**Prompt:** Return the lines below exactly, from the first line to the line that contains "-- ++(0,10) -| (\c.north);". Leave out pictures.

**Collected data:**
□ □ □ □ □

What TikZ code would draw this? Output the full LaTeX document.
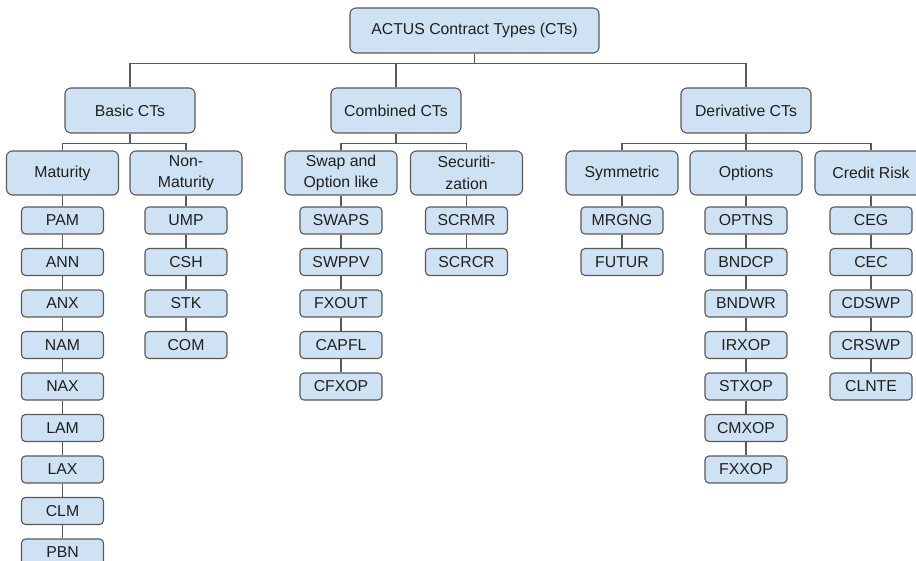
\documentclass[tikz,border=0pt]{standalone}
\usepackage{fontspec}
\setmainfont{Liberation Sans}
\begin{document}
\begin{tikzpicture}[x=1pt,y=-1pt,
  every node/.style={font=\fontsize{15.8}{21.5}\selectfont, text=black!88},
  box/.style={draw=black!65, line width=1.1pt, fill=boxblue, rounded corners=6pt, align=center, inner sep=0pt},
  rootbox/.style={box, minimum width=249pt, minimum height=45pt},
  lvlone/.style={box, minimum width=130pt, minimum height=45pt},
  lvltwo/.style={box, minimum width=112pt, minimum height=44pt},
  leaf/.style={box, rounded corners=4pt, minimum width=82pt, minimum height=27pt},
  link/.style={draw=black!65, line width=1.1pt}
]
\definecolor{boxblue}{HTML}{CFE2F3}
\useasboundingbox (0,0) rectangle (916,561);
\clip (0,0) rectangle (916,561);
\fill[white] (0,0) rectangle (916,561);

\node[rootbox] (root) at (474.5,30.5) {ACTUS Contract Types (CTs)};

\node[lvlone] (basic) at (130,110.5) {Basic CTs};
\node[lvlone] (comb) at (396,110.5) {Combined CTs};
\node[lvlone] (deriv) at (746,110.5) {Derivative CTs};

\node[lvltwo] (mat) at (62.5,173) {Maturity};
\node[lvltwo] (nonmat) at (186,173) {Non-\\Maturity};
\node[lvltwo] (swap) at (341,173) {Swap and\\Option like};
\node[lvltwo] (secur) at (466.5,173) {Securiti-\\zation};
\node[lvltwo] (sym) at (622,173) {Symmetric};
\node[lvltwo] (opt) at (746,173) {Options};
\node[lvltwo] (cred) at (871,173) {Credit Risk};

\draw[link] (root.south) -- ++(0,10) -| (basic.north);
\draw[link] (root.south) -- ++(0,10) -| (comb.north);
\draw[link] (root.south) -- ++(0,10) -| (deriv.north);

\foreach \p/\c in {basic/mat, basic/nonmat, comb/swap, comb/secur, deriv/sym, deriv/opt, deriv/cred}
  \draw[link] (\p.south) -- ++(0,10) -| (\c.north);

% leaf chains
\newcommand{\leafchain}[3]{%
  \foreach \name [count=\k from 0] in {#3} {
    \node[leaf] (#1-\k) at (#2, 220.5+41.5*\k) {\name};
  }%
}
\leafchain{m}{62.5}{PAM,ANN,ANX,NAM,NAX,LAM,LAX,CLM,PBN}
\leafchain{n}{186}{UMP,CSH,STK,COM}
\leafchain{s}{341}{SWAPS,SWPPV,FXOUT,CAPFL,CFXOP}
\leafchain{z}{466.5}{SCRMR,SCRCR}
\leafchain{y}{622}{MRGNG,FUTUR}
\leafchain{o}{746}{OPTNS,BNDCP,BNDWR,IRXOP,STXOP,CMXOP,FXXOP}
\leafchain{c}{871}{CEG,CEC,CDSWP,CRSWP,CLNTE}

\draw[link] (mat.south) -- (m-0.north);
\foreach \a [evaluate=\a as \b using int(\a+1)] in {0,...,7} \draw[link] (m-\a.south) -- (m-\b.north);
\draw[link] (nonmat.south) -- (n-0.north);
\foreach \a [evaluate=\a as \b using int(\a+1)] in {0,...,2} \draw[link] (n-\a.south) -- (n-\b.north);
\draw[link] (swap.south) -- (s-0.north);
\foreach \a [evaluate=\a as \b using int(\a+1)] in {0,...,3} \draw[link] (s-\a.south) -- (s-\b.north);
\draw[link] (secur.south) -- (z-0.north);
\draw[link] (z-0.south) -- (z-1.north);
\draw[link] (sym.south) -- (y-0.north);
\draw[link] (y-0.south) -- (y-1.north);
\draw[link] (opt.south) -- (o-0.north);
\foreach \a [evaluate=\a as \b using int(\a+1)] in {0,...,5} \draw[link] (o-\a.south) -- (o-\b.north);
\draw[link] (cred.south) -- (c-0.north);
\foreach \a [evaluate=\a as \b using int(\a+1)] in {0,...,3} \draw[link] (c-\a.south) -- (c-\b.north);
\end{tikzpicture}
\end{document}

□ □ □ □ □

**Reply:**
What TikZ code would draw this? Output the full LaTeX document.
\documentclass[tikz,border=0pt]{standalone}
\usepackage{fontspec}
\setmainfont{Liberation Sans}
\begin{document}
\begin{tikzpicture}[x=1pt,y=-1pt,
  every node/.style={font=\fontsize{15.8}{21.5}\selectfont, text=black!88},
  box/.style={draw=black!65, line width=1.1pt, fill=boxblue, rounded corners=6pt, align=center, inner sep=0pt},
  rootbox/.style={box, minimum width=249pt, minimum height=45pt},
  lvlone/.style={box, minimum width=130pt, minimum height=45pt},
  lvltwo/.style={box, minimum width=112pt, minimum height=44pt},
  leaf/.style={box, rounded corners=4pt, minimum width=82pt, minimum height=27pt},
  link/.style={draw=black!65, line width=1.1pt}
]
\definecolor{boxblue}{HTML}{CFE2F3}
\useasboundingbox (0,0) rectangle (916,561);
\clip (0,0) rectangle (916,561);
\fill[white] (0,0) rectangle (916,561);

\node[rootbox] (root) at (474.5,30.5) {ACTUS Contract Types (CTs)};

\node[lvlone] (basic) at (130,110.5) {Basic CTs};
\node[lvlone] (comb) at (396,110.5) {Combined CTs};
\node[lvlone] (deriv) at (746,110.5) {Derivative CTs};

\node[lvltwo] (mat) at (62.5,173) {Maturity};
\node[lvltwo] (nonmat) at (186,173) {Non-\\Maturity};
\node[lvltwo] (swap) at (341,173) {Swap and\\Option like};
\node[lvltwo] (secur) at (466.5,173) {Securiti-\\zation};
\node[lvltwo] (sym) at (622,173) {Symmetric};
\node[lvltwo] (opt) at (746,173) {Options};
\node[lvltwo] (cred) at (871,173) {Credit Risk};

\draw[link] (root.south) -- ++(0,10) -| (basic.north);
\draw[link] (root.south) -- ++(0,10) -| (comb.north);
\draw[link] (root.south) -- ++(0,10) -| (deriv.north);

\foreach \p/\c in {basic/mat, basic/nonmat, comb/swap, comb/secur, deriv/sym, deriv/opt, deriv/cred}
  \draw[link] (\p.south) -- ++(0,10) -| (\c.north);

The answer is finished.